For more info about RColorBrewer look at this page http://blog.einext.com/r-1/working-with-colors-in-r
require(RColorBrewer)
blues = brewer.pal(7, "Blues")
Use the color palette to the barplot. rev function reverses the color palette values
barplot(diamond.colors, col = rev(blues))
Tidy up the graph a little bit
Set the plot parameters
par(ama = c(1, 1, 1, 1)) # ama: outside margin
par(mar = c(4, 5, 2, 1)) # mar: margin
barplot(diamond.colors,
col = rev(blues), # Color of the bars
horiz = TRUE, # Putting the label values horizontally
las = 1, # Orientation of x-labels
border = NA, # No borders on bars
main = "Frequencies of Different Colors of Diamond", # title of the graph
xlab = "Number of observations", # label of chart along x axis ylab = "Color of Diamond" # label of chart along y axis)
Display Categorical Variable using Pie Chart
Not Recommended, rather use barchart, see why below)
pie(diamond.colors, col = blues)
It is hard to tell the relative measures from pie chart, while the bar chart clearly shows the difference. Below is a text from the help text on pie function.
Pie charts are a very bad way of displaying information. The eye is good at judging linear measures and bad at judging relative areas. A bar chart or dot chart is a preferable way of displaying this type of data.

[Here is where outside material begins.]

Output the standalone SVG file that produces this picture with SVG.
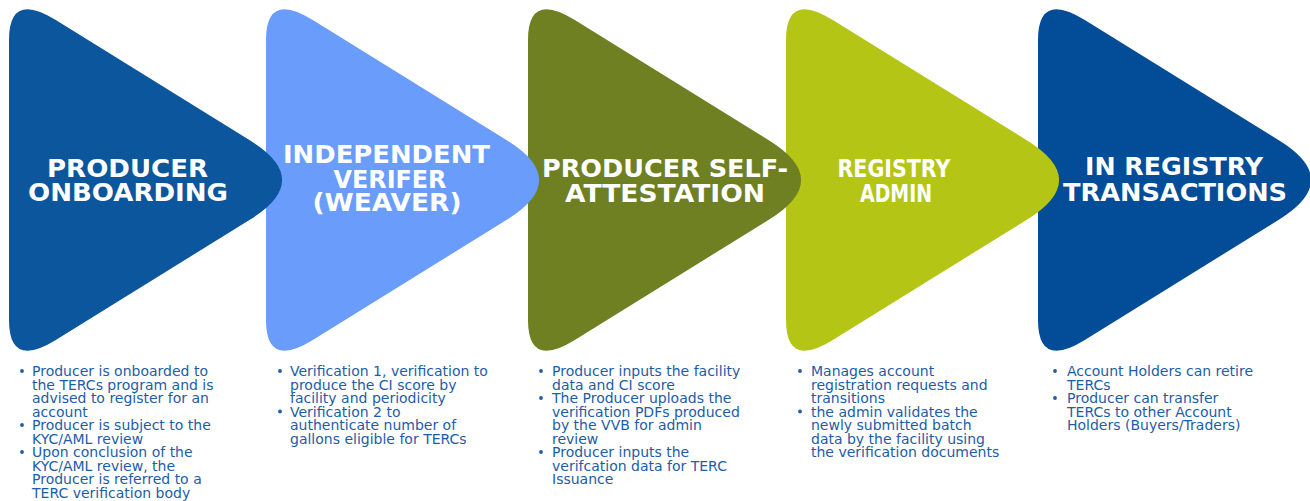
<svg xmlns="http://www.w3.org/2000/svg" width="1310" height="501" viewBox="0 0 1310 501">
<defs>
<path id="tri" d="M0,40 Q0,-9 46.8,20 L241.2,140.5 Q305,180 241.2,219.5 L46.8,340 Q0,369 0,320 Z"/>
</defs>
<style>
.t{font-family:"DejaVu Sans","Liberation Sans",sans-serif;font-weight:bold;font-size:24px;fill:#ffffff;text-anchor:middle}
.b{font-family:"DejaVu Sans","Liberation Sans",sans-serif;font-size:14px;fill:#1d5ca6}
.d{fill:#1d5ca6}
</style>
<rect width="1310" height="501" fill="#ffffff"/>

<g id="n5">
<use href="#tri" x="1038" y="0" fill="#034c97"/>
<text class="t" x="1174" y="175" textLength="178" lengthAdjust="spacingAndGlyphs">IN REGISTRY</text>
<text class="t" x="1175" y="201" textLength="224" lengthAdjust="spacingAndGlyphs">TRANSACTIONS</text>
<circle class="d" cx="1055" cy="371" r="1.9"/>
<circle class="d" cx="1055" cy="398" r="1.9"/>
<text class="b" x="1067" y="376">Account Holders can retire</text>
<text class="b" x="1067" y="389.5">TERCs</text>
<text class="b" x="1067" y="403">Producer can transfer</text>
<text class="b" x="1067" y="416.5">TERCs to other Account</text>
<text class="b" x="1067" y="430">Holders (Buyers/Traders)</text>
</g>

<g id="n4">
<use href="#tri" x="786" y="0" fill="#b5c516"/>
<text class="t" x="894" y="177" textLength="113" lengthAdjust="spacingAndGlyphs">REGISTRY</text>
<text class="t" x="896" y="202" textLength="72" lengthAdjust="spacingAndGlyphs">ADMIN</text>
<circle class="d" cx="800" cy="371" r="1.9"/>
<circle class="d" cx="800" cy="411.5" r="1.9"/>
<text class="b" x="811" y="376">Manages account</text>
<text class="b" x="811" y="389.5">registration requests and</text>
<text class="b" x="811" y="403">transitions</text>
<text class="b" x="811" y="416.5">the admin validates the</text>
<text class="b" x="811" y="430">newly submitted batch</text>
<text class="b" x="811" y="443.5">data by the facility using</text>
<text class="b" x="811" y="457">the verification documents</text>
</g>

<g id="n3">
<use href="#tri" x="528" y="0" fill="#6f8022"/>
<text class="t" x="665" y="177" textLength="246" lengthAdjust="spacingAndGlyphs">PRODUCER SELF-</text>
<text class="t" x="665" y="202" textLength="200" lengthAdjust="spacingAndGlyphs">ATTESTATION</text>
<circle class="d" cx="541" cy="371" r="1.9"/>
<circle class="d" cx="541" cy="398" r="1.9"/>
<circle class="d" cx="541" cy="452" r="1.9"/>
<text class="b" x="552" y="376">Producer inputs the facility</text>
<text class="b" x="552" y="389.5">data and CI score</text>
<text class="b" x="552" y="403">The Producer uploads the</text>
<text class="b" x="552" y="416.5">verification PDFs produced</text>
<text class="b" x="552" y="430">by the VVB for admin</text>
<text class="b" x="552" y="443.5">review</text>
<text class="b" x="552" y="457">Producer inputs the</text>
<text class="b" x="552" y="470.5">verifcation data for TERC</text>
<text class="b" x="552" y="484">Issuance</text>
</g>

<g id="n2">
<use href="#tri" x="266" y="0" fill="#6a9cfc"/>
<text class="t" x="386.5" y="163" textLength="207" lengthAdjust="spacingAndGlyphs">INDEPENDENT</text>
<text class="t" x="390" y="188" textLength="113" lengthAdjust="spacingAndGlyphs">VERIFER</text>
<text class="t" x="387" y="211" textLength="149" lengthAdjust="spacingAndGlyphs">(WEAVER)</text>
<circle class="d" cx="280" cy="371" r="1.9"/>
<circle class="d" cx="280" cy="411.5" r="1.9"/>
<text class="b" x="290" y="376">Verification 1, verification to</text>
<text class="b" x="290" y="389.5">produce the CI score by</text>
<text class="b" x="290" y="403">facility and periodicity</text>
<text class="b" x="290" y="416.5">Verification 2 to</text>
<text class="b" x="290" y="430">authenticate number of</text>
<text class="b" x="290" y="443.5">gallons eligible for TERCs</text>
</g>

<g id="n1">
<use href="#tri" x="9" y="0" fill="#0b569d"/>
<text class="t" x="127.5" y="177" textLength="161" lengthAdjust="spacingAndGlyphs">PRODUCER</text>
<text class="t" x="128" y="201" textLength="200" lengthAdjust="spacingAndGlyphs">ONBOARDING</text>
<circle class="d" cx="22" cy="371" r="1.9"/>
<circle class="d" cx="22" cy="425" r="1.9"/>
<circle class="d" cx="22" cy="452" r="1.9"/>
<text class="b" x="32" y="376">Producer is onboarded to</text>
<text class="b" x="32" y="389.5">the TERCs program and is</text>
<text class="b" x="32" y="403">advised to register for an</text>
<text class="b" x="32" y="416.5">account</text>
<text class="b" x="32" y="430">Producer is subject to the</text>
<text class="b" x="32" y="443.5">KYC/AML review</text>
<text class="b" x="32" y="457">Upon conclusion of the</text>
<text class="b" x="32" y="470.5">KYC/AML review, the</text>
<text class="b" x="32" y="484">Producer is referred to a</text>
<text class="b" x="32" y="497.5">TERC verification body</text>
</g>
</svg>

Cleveland (1985), page 264: “Data that can be shown by pie charts always can be shown by a dot chart. This means that judgements of position along a common scale can be made instead of the less accurate angle judgements.” This statement is based on the empirical investigations of Cleveland and McGill as well as investigations by perceptual psychologists.
Plot Quantitative or Continuous Variables
You can plot continuous variables or quantitative variables using the following
histogram
boxplot
Histogram
prices = diamonds$price
hist(prices, col = "orange")
Specify number of bucket you want to create across x axis (... that contains the values of the continuous variable)
hist(prices, col = "orange", breaks = 100)
Plot density or relative frequency
hist(prices, col = "orange", breaks = 100, freq = FALSE)
Add a normal distribution curve to the histogram
curve(dnorm(x, mean = mean(prices), sd = sd(prices)), col = "darkblue", lwd = 2, add = TRUE)
Boxplot
Boxplot is useful to outliers and symmetry in the distribution. For this illustration, let's use iris dataset that comes with R.
data(iris)
str(iris)
Take a subset iris dataset
virginica = iris[iris$Species == "virginica", ]
Simple boxplot
boxplot(virginica$Sepal.Length)
Putting together boxplot, histogram and normal curve on same plot
> carats = diamonds$carat
hist(carats, col = "Lightgrey", breaks = 100, freq = FALSE)
> boxplot(carats, col = "orange", horizontal = TRUE, add = TRUE)
> curve(dnorm(x, mean = mean(carats), sd = sd(carats)), col = "darkblue", lwd = 2, add = TRUE)